Everyone on Earth was entitled to celebrate Monday’s 40th anniversary of our first lunar landing and astronaut Neil Armstrong’s walk on the moon, July 20, 1969.

How many milestones in history have had such a universal resonance with the world’s population?

Everything from a renewed faith in the value of democracy to a boost in the nascent environmental movement can be credited to that historic occasion.

The 1960s were marked by many movements, perhaps none as oppressive as the simmering Cold War between the U.S. and Soviet Union. The space race proved to be an invaluable safety valve that took pressure off the much more ominous contest to see who could build the most atomic bombs.

The fact an astronaut stepped upon the moon, and not a Russian cosmonaut, confirmed – at least for that moment – that a free society was better able to accomplish a feat many called the greatest technological achievement ever.

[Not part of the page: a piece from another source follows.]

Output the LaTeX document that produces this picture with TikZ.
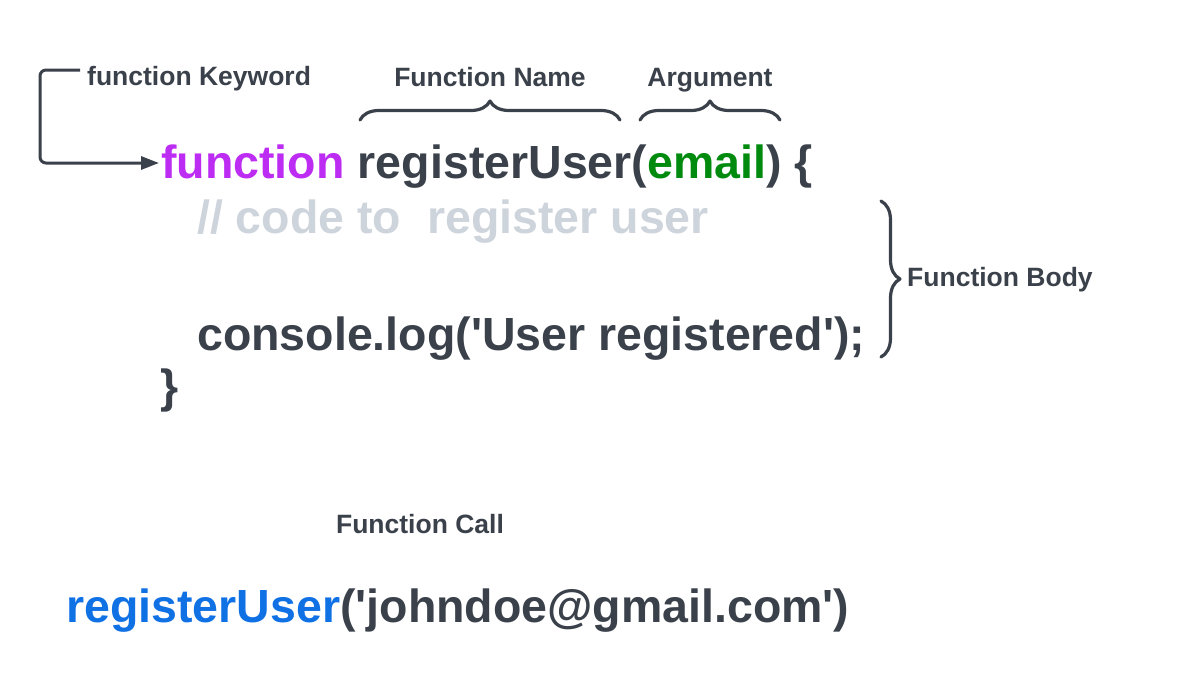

And then there’s the immeasurable inspiration that swept the planet. How many of our brightest minds went on to great things in part because of what they saw when they looked up that summer night. To see the moon in the sky and know that men stood upon it was proof that anything was possible.

Many involved in the grassroots of the green movement recall how moved they were to see the first photographs of Earth from space. The impression of a fragile blue marble is one of the most awe-inspiring images ever taken.

There were other missions after Apollo 11. A total of 12 people set foot on the moon before the lunar missions were cancelled due to the pressures of that era’s economic crisis.

Similar financial pressures today will likely quash any new attempts to return to the moon.

That’s too bad, as sometimes it takes more than money to fix the woes of the world. Sometimes a blast of inspiration and renewed optimism in humankind goes much further.